Britain’s largest coal-fired power station has begun its transition to become Britain’s largest renewable electricity generator following a £700 million coal-to-biomass conversion project.

The project will see the coal station turn to wood pellets for fuel rather than coal, a move the Department of Energy and Climate Change (DECC) believes will make Drax one of Europe’s largest renewable electricity generators.

Drax plans on converting half of its six generating units into biomass-fuelled units by 2016, with the coal station already successfully completing the conversion of its first unit.

The conversion to biomass is predicted to generate enough low carbon electricity to supply 1,000,000 homes across the UK and sustain 1,200 jobs in the process.  

Speaking at the opening of the new facilities, Ed Davey said: “It’s crucial that we safeguard our energy security by generating green electricity on UK soil that protects bill payers from volatile foreign energy imports.

“Our coal industry has powered Britain for more than a century, and today we’re seeing a clear roadmap for its future – whether by converting existing coal plants to cleaner fuels, or building state-of-the-art power stations that mean coal is truly clean.”

Drax estimates that the switch to biomass will reduce carbon emissions by 80% compared to coal.
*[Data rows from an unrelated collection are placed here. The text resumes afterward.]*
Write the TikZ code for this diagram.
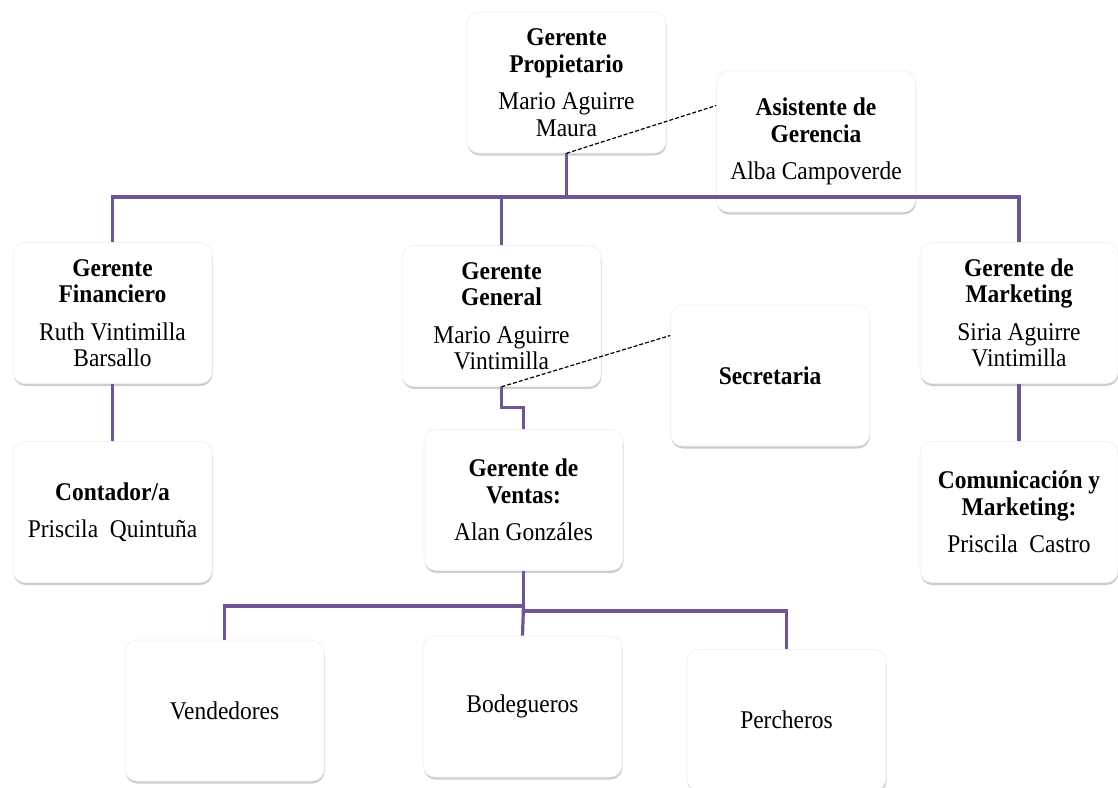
\documentclass[tikz,border=0pt]{standalone}
\usepackage{fontspec}
\setmainfont{Liberation Serif}[FakeStretch=0.92]
\usetikzlibrary{shadows}
\definecolor{orgline}{RGB}{112,84,148}
\tikzset{
  box/.style={rectangle, rounded corners=12pt, fill=white, draw=black!6, line width=0.6pt,
    minimum width=199pt, minimum height=141pt,
    align=center, inner sep=2pt, font=\fontsize{25.5}{26.5}\selectfont,
    drop shadow={shadow xshift=0.5pt, shadow yshift=-2.5pt, opacity=0.28, fill=black!70}},
  conn/.style={draw=orgline, line width=3.2pt},
  dashconn/.style={draw=black, line width=1.2pt, dash pattern=on 4pt off 2pt}
}
\begin{document}
\begin{tikzpicture}[x=1pt, y=-1pt]
\useasboundingbox (0,0) rectangle (1118,787);
\node[box] (prop) at (566.5,82.5) {\textbf{Gerente}\\\textbf{Propietario}\\[11pt]Mario Aguirre\\Maura};
\node[box] (asis) at (816,141.5) {\textbf{Asistente de}\\\textbf{Gerencia}\\[11pt]Alba Campoverde};
\node[box] (fin) at (112.5,313) {\textbf{Gerente}\\\textbf{Financiero}\\[11pt]Ruth Vintimilla\\Barsallo};
\node[box] (gen) at (501.5,316) {\textbf{Gerente}\\\textbf{General}\\[11pt]Mario Aguirre\\Vintimilla};
\node[box] (sec) at (770,375.5) {\textbf{Secretaria}};
\node[box, minimum width=198pt] (mkt) at (1019,313) {\textbf{Gerente de}\\\textbf{Marketing}\\[11pt]Siria Aguirre\\Vintimilla};
\node[box] (cont) at (112.5,512) {\textbf{Contador/a}\\[11pt]Priscila\ \ Quintuña};
\node[box] (ven) at (523.5,500) {\textbf{Gerente de}\\\textbf{Ventas:}\\[11pt]Alan Gonzáles};
\node[box, minimum width=198pt] (com) at (1019,512) {\textbf{Comunicación y}\\\textbf{Marketing:}\\[11pt]Priscila\ \ Castro};
\node[box] (vend) at (224.5,710.5) {Vendedores};
\node[box] (bod) at (522.5,706.5) {Bodegueros};
\node[box] (perc) at (786.5,720) {Percheros};

\coordinate (hbar) at (0,197);
\draw[conn] (prop.south) -- (prop.south |- hbar);
\draw[conn] (fin.north) -- (fin.north |- hbar) -- (mkt.north |- hbar) -- (mkt.north);
\draw[conn] (gen.north) -- (gen.north |- hbar);
\draw[conn] (fin.south) -- (cont.north);
\draw[conn] (mkt.south) -- (com.north);
\draw[conn] (gen.south) -- ++(0,21) -| (ven.north);
\coordinate (vb) at (523.5,606);
\coordinate (pb) at (523.5,611);
\draw[conn] (ven.south) -- (pb);
\draw[conn] (vb) -| (vend.north);
\draw[conn] (vb) -- (bod.north);
\draw[conn] (pb) -| (perc.north);
\draw[dashconn] (prop.south) -- ([yshift=36pt]asis.west);
\draw[dashconn] (gen.south) -- ([yshift=40pt]sec.west);
\end{tikzpicture}
\end{document}
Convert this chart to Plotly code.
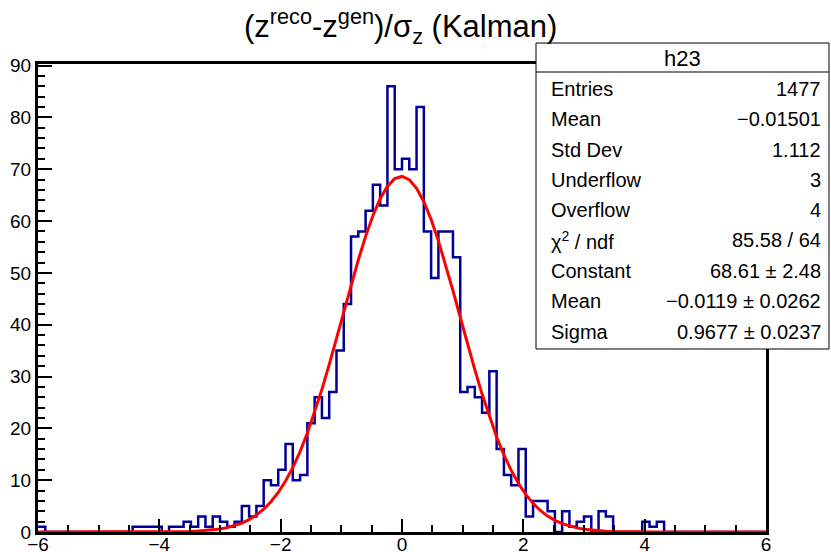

Below is a video explaining the engineering challenges faced by Drax in completing the £700 million project:

Currently, the UK gets 40% of its electricity from coal. However, in order to meet carbon emission targets, the majority of the UK’s coal capacity is due to come off line in the next 10 years. DECC states that it is seeking to fill the energy gap with a mix of low-carbon electricity technologies, such as “renewables (biomass and coal to biomass conversions, onshore and offshore wind and solar), carbon capture and storage technology, nuclear and some gas”.